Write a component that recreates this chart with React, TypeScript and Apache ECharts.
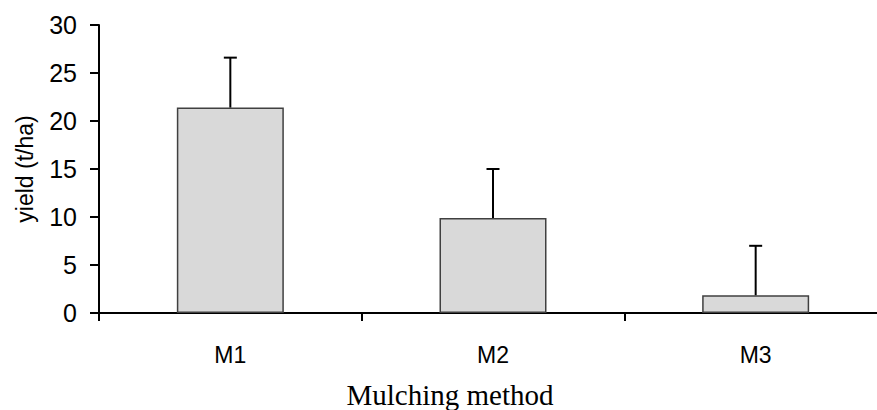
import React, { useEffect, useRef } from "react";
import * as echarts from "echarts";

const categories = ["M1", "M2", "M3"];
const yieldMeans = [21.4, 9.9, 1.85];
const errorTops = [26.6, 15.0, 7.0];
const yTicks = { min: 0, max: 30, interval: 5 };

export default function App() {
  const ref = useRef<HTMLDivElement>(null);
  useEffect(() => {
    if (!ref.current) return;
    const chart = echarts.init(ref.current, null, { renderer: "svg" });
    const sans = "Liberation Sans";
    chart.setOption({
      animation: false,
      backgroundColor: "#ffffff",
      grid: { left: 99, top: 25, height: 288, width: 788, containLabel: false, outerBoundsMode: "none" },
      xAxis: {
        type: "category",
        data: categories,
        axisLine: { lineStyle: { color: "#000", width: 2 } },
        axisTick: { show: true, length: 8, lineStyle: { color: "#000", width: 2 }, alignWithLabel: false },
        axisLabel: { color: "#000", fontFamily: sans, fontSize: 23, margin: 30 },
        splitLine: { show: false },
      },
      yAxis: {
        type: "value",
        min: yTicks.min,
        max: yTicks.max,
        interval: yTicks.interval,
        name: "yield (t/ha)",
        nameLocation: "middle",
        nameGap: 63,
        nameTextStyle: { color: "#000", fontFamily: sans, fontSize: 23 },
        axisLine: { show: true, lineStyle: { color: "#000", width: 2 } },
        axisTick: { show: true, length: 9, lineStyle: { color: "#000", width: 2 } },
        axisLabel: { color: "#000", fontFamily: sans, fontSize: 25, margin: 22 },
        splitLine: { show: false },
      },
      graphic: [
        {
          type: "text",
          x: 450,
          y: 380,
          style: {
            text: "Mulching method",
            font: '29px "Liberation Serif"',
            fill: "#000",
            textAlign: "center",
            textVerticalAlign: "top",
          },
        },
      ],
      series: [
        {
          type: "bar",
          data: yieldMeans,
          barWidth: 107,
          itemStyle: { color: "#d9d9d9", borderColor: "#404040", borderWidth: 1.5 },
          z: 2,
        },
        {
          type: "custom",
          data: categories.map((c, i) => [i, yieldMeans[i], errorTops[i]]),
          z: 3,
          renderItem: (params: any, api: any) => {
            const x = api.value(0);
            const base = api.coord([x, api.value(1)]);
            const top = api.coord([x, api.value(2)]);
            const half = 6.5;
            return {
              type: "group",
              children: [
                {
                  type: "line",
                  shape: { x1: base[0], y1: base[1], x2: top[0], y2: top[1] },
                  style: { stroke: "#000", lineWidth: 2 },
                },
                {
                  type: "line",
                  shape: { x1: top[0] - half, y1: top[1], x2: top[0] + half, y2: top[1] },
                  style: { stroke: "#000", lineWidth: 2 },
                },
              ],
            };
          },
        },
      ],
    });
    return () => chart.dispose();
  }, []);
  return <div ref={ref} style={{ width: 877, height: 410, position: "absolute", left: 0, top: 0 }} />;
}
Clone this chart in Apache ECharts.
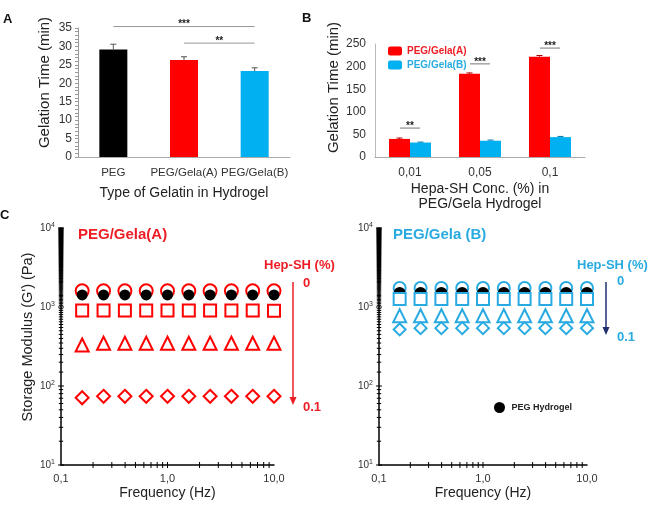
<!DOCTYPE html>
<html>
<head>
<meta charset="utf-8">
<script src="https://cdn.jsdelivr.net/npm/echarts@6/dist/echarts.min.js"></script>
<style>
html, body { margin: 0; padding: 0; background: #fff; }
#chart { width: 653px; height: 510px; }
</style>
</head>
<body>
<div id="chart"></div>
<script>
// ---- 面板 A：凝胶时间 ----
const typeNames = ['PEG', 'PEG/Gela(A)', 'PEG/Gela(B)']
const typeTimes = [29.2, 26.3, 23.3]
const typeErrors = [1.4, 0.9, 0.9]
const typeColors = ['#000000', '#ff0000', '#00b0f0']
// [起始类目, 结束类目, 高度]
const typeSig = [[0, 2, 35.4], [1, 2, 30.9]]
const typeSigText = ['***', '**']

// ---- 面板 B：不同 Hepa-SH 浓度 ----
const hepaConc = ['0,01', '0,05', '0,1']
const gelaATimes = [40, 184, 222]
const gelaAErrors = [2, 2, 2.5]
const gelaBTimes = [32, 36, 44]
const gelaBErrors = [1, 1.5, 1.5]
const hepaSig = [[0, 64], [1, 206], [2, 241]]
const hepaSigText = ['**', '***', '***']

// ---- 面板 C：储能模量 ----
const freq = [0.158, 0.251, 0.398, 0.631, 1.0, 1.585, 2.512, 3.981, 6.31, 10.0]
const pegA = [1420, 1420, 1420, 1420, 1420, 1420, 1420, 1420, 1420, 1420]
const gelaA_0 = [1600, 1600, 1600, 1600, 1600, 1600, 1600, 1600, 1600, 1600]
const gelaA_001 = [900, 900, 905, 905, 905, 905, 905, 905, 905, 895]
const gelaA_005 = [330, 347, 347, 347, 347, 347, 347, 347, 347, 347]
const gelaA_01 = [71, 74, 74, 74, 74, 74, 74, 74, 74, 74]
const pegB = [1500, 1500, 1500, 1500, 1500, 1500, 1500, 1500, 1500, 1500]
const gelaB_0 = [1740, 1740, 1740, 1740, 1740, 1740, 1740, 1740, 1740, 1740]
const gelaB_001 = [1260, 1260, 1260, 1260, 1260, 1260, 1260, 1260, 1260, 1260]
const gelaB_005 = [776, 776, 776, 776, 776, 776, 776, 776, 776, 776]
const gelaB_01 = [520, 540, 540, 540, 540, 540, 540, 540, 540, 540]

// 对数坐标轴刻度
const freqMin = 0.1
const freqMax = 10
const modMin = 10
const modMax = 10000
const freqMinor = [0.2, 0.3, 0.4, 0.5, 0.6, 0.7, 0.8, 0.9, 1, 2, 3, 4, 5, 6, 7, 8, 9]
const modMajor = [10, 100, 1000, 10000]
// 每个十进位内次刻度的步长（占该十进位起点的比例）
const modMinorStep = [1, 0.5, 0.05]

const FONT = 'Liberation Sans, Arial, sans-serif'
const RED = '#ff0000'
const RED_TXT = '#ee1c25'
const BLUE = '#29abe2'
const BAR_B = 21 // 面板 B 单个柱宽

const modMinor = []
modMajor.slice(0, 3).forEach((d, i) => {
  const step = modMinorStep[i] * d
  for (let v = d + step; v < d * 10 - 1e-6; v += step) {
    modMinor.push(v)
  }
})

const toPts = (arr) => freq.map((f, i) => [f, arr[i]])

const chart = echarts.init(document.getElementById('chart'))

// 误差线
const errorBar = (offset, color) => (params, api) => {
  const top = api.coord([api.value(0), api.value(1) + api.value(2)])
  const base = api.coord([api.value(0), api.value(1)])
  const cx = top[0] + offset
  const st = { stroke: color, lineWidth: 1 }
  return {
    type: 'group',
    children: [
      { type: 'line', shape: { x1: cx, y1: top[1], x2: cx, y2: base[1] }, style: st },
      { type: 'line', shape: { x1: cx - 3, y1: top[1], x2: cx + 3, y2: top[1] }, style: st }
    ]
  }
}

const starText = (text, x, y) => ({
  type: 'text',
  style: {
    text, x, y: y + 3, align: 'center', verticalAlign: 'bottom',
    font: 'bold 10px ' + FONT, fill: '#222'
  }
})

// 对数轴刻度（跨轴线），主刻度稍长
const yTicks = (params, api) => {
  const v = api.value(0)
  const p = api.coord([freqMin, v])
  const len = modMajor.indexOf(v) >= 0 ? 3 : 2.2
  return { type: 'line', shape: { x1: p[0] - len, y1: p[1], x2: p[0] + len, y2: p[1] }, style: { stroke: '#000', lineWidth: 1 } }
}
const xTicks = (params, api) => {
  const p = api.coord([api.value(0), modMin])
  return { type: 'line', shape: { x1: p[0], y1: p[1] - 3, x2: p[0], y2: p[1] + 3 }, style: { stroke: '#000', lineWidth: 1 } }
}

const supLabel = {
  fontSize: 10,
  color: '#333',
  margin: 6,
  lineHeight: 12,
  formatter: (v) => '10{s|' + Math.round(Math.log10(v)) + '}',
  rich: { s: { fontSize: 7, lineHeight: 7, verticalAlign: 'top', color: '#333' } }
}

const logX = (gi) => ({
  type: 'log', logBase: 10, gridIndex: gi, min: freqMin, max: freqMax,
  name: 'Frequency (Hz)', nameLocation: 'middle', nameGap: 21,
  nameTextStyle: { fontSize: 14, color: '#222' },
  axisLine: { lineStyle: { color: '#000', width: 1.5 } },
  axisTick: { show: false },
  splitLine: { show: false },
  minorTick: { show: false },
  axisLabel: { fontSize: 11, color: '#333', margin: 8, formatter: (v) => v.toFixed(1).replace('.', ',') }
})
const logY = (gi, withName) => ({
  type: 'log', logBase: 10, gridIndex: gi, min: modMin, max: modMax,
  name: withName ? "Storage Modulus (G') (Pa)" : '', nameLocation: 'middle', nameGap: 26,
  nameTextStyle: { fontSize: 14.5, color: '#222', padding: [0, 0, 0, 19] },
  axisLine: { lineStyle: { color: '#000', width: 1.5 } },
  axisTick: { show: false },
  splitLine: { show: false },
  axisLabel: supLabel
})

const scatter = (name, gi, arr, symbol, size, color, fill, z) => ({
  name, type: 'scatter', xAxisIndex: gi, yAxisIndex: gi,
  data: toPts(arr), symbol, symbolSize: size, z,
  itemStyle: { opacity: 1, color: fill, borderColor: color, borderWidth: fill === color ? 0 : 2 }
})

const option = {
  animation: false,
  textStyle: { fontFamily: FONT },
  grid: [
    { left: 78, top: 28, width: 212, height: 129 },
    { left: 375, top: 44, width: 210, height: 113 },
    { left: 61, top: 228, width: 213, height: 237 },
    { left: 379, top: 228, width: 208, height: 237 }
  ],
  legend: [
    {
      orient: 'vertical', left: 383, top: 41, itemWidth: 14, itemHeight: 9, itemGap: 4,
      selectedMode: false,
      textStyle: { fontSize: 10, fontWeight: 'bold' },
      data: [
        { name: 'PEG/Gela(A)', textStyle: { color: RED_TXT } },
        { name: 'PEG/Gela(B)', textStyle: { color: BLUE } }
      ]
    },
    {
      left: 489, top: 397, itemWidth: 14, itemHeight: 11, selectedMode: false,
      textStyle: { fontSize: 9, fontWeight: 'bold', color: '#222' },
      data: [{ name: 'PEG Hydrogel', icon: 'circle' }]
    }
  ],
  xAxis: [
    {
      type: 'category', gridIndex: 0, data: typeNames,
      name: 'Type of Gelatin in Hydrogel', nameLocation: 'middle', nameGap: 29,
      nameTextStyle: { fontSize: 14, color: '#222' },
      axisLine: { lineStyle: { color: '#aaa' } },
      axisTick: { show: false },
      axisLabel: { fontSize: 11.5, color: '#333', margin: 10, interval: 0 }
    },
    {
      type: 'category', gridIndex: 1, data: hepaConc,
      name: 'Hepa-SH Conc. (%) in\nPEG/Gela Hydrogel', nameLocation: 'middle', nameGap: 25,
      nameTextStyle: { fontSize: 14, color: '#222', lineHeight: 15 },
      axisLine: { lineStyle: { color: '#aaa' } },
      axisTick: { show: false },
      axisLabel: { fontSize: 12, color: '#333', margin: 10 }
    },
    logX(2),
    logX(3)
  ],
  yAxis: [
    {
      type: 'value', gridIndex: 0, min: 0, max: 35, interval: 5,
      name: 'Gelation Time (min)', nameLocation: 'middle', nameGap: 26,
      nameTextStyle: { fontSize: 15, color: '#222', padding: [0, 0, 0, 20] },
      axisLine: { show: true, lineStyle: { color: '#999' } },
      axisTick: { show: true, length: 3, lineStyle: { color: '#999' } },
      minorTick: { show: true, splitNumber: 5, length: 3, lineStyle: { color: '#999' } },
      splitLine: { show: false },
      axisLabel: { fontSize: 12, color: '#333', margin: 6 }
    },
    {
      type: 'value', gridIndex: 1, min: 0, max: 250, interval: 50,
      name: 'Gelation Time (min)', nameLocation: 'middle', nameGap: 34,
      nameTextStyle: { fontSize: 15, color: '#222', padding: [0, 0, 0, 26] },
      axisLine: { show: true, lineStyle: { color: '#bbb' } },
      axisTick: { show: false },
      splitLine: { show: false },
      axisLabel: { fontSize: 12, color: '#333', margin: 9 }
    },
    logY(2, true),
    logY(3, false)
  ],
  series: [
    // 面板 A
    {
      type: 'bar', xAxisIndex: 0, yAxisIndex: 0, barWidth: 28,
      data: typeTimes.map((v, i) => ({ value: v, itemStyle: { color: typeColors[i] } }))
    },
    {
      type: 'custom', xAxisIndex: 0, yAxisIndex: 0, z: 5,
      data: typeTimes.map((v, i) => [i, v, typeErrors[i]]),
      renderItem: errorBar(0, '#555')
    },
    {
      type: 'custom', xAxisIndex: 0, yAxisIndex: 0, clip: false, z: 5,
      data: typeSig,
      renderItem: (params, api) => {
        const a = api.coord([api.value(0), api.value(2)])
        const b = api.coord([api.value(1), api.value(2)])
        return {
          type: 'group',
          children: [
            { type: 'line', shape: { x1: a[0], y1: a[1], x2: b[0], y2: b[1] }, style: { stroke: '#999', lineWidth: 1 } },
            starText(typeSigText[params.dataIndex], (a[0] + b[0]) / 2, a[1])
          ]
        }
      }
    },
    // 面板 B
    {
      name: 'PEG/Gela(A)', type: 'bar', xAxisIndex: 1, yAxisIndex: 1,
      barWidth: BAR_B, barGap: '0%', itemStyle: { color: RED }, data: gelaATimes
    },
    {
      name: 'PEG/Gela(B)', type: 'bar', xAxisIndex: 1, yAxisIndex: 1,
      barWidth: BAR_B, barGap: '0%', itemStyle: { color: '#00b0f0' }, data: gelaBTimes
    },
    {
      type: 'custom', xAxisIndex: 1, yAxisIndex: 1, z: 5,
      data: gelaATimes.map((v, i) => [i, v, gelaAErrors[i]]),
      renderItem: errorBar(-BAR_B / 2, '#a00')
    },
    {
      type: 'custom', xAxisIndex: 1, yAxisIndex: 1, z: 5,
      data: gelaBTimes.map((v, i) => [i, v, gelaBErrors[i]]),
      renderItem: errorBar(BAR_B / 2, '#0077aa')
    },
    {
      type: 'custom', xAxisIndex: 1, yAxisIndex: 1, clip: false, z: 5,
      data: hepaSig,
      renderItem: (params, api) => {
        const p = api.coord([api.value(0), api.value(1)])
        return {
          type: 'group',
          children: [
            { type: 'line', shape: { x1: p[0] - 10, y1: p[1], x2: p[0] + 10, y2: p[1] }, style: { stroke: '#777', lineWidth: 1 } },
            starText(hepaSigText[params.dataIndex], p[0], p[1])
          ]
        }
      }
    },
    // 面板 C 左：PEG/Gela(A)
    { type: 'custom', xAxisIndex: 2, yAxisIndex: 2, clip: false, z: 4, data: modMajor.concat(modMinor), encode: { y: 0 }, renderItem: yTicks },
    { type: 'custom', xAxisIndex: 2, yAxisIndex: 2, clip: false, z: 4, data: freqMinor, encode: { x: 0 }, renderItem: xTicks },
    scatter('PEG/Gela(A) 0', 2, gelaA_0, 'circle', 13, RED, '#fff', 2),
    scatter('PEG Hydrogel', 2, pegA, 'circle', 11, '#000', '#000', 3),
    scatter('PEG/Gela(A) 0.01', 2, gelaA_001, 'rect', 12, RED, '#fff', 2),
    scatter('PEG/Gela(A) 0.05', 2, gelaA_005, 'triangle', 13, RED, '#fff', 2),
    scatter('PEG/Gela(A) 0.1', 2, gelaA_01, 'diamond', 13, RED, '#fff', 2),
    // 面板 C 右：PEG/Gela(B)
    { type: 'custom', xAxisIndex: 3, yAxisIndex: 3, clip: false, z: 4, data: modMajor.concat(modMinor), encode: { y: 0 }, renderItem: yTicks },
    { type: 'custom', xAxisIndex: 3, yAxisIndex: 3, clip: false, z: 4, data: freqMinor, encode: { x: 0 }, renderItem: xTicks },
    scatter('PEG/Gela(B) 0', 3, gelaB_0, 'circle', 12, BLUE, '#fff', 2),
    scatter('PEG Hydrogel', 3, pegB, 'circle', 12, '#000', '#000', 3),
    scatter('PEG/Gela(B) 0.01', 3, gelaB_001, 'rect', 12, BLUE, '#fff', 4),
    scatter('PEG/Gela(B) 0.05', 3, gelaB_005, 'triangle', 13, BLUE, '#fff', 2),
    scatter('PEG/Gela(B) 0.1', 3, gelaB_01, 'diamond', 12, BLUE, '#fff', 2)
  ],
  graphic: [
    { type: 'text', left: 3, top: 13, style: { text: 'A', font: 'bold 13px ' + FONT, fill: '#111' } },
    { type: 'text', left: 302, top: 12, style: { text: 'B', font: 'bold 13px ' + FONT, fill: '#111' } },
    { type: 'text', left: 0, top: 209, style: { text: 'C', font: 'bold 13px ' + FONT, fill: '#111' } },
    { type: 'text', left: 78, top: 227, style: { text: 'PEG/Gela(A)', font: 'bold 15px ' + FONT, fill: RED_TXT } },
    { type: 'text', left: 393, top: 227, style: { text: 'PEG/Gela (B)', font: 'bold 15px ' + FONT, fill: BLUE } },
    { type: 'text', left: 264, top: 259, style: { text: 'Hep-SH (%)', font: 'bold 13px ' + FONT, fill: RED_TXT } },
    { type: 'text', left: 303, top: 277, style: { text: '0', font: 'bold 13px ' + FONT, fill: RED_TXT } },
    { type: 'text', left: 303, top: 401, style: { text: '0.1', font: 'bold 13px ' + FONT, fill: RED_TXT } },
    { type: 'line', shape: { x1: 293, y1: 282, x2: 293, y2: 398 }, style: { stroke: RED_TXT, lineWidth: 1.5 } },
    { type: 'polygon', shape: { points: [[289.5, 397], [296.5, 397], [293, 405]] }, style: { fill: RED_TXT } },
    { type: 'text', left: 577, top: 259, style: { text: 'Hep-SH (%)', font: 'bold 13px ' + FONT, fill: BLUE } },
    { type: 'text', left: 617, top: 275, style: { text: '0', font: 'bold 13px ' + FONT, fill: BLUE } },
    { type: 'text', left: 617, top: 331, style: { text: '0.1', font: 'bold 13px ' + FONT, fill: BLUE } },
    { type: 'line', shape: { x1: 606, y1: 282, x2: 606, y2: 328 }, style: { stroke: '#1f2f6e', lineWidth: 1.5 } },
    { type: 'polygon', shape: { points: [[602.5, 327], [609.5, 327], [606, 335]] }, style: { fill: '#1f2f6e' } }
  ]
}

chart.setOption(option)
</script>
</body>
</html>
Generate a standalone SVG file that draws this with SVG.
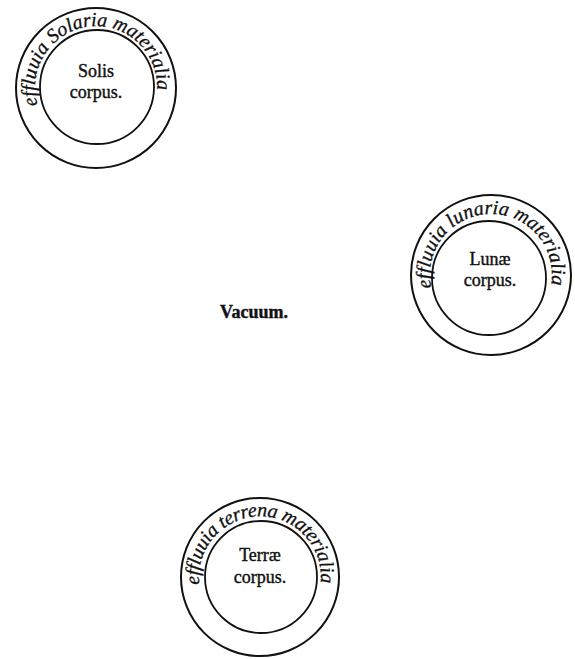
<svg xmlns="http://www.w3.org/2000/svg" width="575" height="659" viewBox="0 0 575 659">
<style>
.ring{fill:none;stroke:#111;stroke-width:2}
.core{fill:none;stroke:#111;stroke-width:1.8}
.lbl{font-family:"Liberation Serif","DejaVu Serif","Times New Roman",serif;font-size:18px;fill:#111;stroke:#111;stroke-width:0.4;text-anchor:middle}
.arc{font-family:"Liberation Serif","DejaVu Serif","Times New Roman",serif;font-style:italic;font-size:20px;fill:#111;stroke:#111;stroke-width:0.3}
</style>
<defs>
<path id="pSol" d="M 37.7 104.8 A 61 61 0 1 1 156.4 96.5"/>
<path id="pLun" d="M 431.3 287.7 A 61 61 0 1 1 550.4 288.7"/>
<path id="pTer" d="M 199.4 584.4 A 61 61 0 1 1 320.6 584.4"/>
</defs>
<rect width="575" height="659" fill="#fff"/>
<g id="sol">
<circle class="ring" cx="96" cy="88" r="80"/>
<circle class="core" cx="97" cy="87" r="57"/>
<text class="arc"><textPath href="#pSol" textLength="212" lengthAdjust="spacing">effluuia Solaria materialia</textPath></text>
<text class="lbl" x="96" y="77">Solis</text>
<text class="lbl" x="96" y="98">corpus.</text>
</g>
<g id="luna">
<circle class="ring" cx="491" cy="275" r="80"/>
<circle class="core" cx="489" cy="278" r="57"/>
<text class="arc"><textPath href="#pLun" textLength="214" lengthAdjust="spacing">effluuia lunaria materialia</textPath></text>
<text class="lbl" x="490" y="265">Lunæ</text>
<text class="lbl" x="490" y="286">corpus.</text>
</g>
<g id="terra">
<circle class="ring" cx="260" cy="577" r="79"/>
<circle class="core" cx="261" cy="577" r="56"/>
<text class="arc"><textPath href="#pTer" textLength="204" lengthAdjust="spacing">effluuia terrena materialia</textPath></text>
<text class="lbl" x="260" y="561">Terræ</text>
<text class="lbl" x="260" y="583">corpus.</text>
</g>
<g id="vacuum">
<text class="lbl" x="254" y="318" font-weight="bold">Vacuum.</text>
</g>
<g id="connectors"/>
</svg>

_Task to carry out_
Pictures in the material above should be skipped; print exactly the lines from the one with "Clone this chart in Apache ECharts." through the one with "const typeSigText = ['***', '**']".

_Reply_
Clone this chart in Apache ECharts.
<!DOCTYPE html>
<html>
<head>
<meta charset="utf-8">
<script src="https://cdn.jsdelivr.net/npm/echarts@6/dist/echarts.min.js"></script>
<style>
html, body { margin: 0; padding: 0; background: #fff; }
#chart { width: 653px; height: 510px; }
</style>
</head>
<body>
<div id="chart"></div>
<script>
// ---- 面板 A：凝胶时间 ----
const typeNames = ['PEG', 'PEG/Gela(A)', 'PEG/Gela(B)']
const typeTimes = [29.2, 26.3, 23.3]
const typeErrors = [1.4, 0.9, 0.9]
const typeColors = ['#000000', '#ff0000', '#00b0f0']
// [起始类目, 结束类目, 高度]
const typeSig = [[0, 2, 35.4], [1, 2, 30.9]]
const typeSigText = ['***', '**']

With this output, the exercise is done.